======== Data block

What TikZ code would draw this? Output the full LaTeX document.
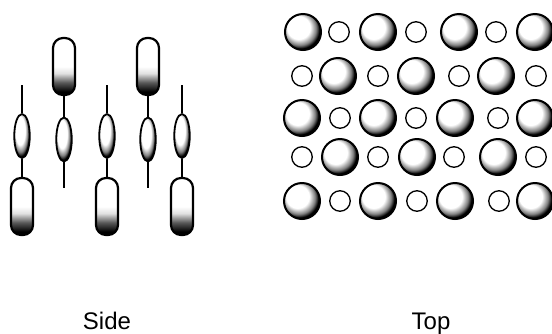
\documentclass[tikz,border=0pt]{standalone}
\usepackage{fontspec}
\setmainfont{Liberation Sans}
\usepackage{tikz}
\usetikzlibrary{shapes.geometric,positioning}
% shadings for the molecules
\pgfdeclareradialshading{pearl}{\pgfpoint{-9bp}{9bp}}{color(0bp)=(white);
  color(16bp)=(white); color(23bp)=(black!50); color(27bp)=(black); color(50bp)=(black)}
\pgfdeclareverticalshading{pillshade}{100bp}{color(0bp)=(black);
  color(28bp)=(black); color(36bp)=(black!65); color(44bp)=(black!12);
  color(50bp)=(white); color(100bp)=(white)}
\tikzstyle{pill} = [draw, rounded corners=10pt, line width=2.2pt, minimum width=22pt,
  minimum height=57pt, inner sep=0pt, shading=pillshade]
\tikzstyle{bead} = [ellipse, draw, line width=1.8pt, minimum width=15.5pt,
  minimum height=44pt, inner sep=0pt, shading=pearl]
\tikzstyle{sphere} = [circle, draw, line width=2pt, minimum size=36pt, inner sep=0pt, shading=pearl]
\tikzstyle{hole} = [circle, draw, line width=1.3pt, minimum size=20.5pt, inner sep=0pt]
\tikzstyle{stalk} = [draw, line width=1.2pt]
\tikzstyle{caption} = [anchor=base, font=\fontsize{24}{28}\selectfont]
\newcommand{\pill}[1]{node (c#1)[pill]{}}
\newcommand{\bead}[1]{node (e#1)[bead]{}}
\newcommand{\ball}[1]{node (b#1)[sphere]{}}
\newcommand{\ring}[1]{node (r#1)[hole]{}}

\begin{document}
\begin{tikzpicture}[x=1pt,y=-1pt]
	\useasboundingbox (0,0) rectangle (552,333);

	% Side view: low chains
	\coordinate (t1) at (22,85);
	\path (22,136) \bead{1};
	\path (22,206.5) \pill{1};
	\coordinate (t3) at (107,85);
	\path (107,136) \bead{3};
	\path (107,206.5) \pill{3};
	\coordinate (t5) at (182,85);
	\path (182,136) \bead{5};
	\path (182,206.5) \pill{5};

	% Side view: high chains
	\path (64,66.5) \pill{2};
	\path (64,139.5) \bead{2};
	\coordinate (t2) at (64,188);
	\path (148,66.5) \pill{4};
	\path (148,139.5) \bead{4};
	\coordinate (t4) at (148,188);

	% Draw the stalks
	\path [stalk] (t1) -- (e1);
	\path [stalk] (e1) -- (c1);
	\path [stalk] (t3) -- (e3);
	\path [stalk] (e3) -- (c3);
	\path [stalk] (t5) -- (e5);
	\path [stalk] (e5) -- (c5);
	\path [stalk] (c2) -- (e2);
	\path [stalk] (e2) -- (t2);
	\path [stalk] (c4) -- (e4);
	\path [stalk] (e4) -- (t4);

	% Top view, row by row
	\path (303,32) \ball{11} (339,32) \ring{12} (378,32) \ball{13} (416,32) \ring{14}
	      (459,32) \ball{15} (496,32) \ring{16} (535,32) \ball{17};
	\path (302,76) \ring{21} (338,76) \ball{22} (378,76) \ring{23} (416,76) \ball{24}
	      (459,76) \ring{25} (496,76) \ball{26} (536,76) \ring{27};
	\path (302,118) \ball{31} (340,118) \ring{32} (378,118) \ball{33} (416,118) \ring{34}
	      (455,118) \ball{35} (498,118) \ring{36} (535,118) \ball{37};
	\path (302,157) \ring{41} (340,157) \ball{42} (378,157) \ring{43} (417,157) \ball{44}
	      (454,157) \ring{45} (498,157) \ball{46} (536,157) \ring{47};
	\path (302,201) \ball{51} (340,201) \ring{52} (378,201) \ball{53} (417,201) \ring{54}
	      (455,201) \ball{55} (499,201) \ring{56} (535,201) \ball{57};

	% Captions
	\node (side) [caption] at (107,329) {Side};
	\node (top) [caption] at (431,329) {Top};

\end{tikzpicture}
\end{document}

================

**Aim of the exercise:**
Copy the listing over exactly, skipping the pictures it holds.

**Result of the exercise:**
What TikZ code would draw this? Output the full LaTeX document.
\documentclass[tikz,border=0pt]{standalone}
\usepackage{fontspec}
\setmainfont{Liberation Sans}
\usepackage{tikz}
\usetikzlibrary{shapes.geometric,positioning}
% shadings for the molecules
\pgfdeclareradialshading{pearl}{\pgfpoint{-9bp}{9bp}}{color(0bp)=(white);
  color(16bp)=(white); color(23bp)=(black!50); color(27bp)=(black); color(50bp)=(black)}
\pgfdeclareverticalshading{pillshade}{100bp}{color(0bp)=(black);
  color(28bp)=(black); color(36bp)=(black!65); color(44bp)=(black!12);
  color(50bp)=(white); color(100bp)=(white)}
\tikzstyle{pill} = [draw, rounded corners=10pt, line width=2.2pt, minimum width=22pt,
  minimum height=57pt, inner sep=0pt, shading=pillshade]
\tikzstyle{bead} = [ellipse, draw, line width=1.8pt, minimum width=15.5pt,
  minimum height=44pt, inner sep=0pt, shading=pearl]
\tikzstyle{sphere} = [circle, draw, line width=2pt, minimum size=36pt, inner sep=0pt, shading=pearl]
\tikzstyle{hole} = [circle, draw, line width=1.3pt, minimum size=20.5pt, inner sep=0pt]
\tikzstyle{stalk} = [draw, line width=1.2pt]
\tikzstyle{caption} = [anchor=base, font=\fontsize{24}{28}\selectfont]
\newcommand{\pill}[1]{node (c#1)[pill]{}}
\newcommand{\bead}[1]{node (e#1)[bead]{}}
\newcommand{\ball}[1]{node (b#1)[sphere]{}}
\newcommand{\ring}[1]{node (r#1)[hole]{}}

\begin{document}
\begin{tikzpicture}[x=1pt,y=-1pt]
	\useasboundingbox (0,0) rectangle (552,333);

	% Side view: low chains
	\coordinate (t1) at (22,85);
	\path (22,136) \bead{1};
	\path (22,206.5) \pill{1};
	\coordinate (t3) at (107,85);
	\path (107,136) \bead{3};
	\path (107,206.5) \pill{3};
	\coordinate (t5) at (182,85);
	\path (182,136) \bead{5};
	\path (182,206.5) \pill{5};

	% Side view: high chains
	\path (64,66.5) \pill{2};
	\path (64,139.5) \bead{2};
	\coordinate (t2) at (64,188);
	\path (148,66.5) \pill{4};
	\path (148,139.5) \bead{4};
	\coordinate (t4) at (148,188);

	% Draw the stalks
	\path [stalk] (t1) -- (e1);
	\path [stalk] (e1) -- (c1);
	\path [stalk] (t3) -- (e3);
	\path [stalk] (e3) -- (c3);
	\path [stalk] (t5) -- (e5);
	\path [stalk] (e5) -- (c5);
	\path [stalk] (c2) -- (e2);
	\path [stalk] (e2) -- (t2);
	\path [stalk] (c4) -- (e4);
	\path [stalk] (e4) -- (t4);

	% Top view, row by row
	\path (303,32) \ball{11} (339,32) \ring{12} (378,32) \ball{13} (416,32) \ring{14}
	      (459,32) \ball{15} (496,32) \ring{16} (535,32) \ball{17};
	\path (302,76) \ring{21} (338,76) \ball{22} (378,76) \ring{23} (416,76) \ball{24}
	      (459,76) \ring{25} (496,76) \ball{26} (536,76) \ring{27};
	\path (302,118) \ball{31} (340,118) \ring{32} (378,118) \ball{33} (416,118) \ring{34}
	      (455,118) \ball{35} (498,118) \ring{36} (535,118) \ball{37};
	\path (302,157) \ring{41} (340,157) \ball{42} (378,157) \ring{43} (417,157) \ball{44}
	      (454,157) \ring{45} (498,157) \ball{46} (536,157) \ring{47};
	\path (302,201) \ball{51} (340,201) \ring{52} (378,201) \ball{53} (417,201) \ring{54}
	      (455,201) \ball{55} (499,201) \ring{56} (535,201) \ball{57};

	% Captions
	\node (side) [caption] at (107,329) {Side};
	\node (top) [caption] at (431,329) {Top};

\end{tikzpicture}
\end{document}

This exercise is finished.